GIVEN REQUEST | Only the lines from the start of the data to the line containing "y_tick_values = [0, 1, 2]", both included, should be output, exactly and without pictures.

- - - - - - -

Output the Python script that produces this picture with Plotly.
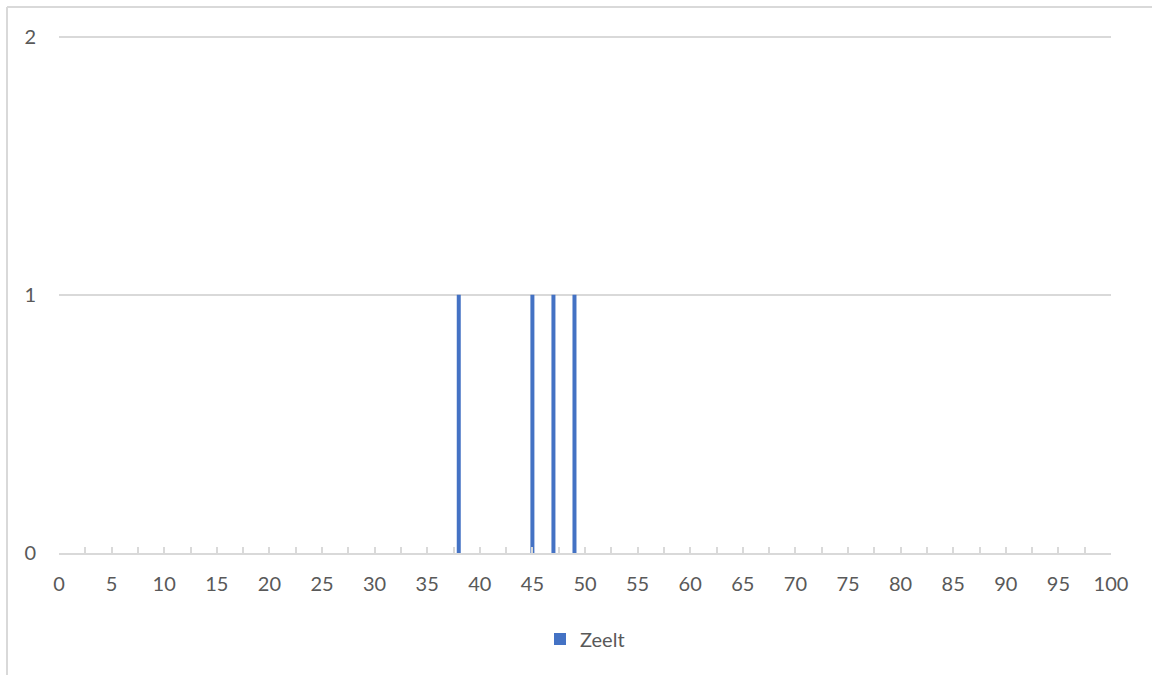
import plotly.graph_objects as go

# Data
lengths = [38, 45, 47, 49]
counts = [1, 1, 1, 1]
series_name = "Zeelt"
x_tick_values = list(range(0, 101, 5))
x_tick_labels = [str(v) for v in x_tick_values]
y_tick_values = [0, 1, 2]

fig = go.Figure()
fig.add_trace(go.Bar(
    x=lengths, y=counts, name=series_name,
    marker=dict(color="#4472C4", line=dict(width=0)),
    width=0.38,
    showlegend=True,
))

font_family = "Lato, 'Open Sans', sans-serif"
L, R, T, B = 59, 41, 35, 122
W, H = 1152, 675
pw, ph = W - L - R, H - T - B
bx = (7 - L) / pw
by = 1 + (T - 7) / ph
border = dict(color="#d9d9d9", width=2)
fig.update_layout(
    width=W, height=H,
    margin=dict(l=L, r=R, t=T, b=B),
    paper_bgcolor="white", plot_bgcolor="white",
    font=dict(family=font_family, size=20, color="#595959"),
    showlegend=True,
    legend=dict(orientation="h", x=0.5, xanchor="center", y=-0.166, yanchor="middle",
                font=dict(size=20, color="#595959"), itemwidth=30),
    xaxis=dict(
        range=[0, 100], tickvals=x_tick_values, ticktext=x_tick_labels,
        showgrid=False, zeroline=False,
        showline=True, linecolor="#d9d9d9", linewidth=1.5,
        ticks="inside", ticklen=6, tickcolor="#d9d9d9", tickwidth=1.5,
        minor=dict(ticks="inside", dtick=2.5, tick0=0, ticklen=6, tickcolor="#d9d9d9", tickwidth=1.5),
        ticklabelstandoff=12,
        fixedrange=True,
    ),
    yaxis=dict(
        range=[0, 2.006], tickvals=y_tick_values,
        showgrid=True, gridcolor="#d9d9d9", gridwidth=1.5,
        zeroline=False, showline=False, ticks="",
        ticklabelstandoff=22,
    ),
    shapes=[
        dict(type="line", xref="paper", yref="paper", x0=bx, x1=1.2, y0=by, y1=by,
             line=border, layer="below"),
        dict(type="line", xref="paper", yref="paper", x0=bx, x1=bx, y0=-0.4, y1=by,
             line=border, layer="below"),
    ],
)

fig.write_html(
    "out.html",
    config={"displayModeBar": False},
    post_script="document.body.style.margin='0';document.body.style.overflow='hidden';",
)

- - - - - - -

ANSWER IN FULL |
Output the Python script that produces this picture with Plotly.
import plotly.graph_objects as go

# Data
lengths = [38, 45, 47, 49]
counts = [1, 1, 1, 1]
series_name = "Zeelt"
x_tick_values = list(range(0, 101, 5))
x_tick_labels = [str(v) for v in x_tick_values]
y_tick_values = [0, 1, 2]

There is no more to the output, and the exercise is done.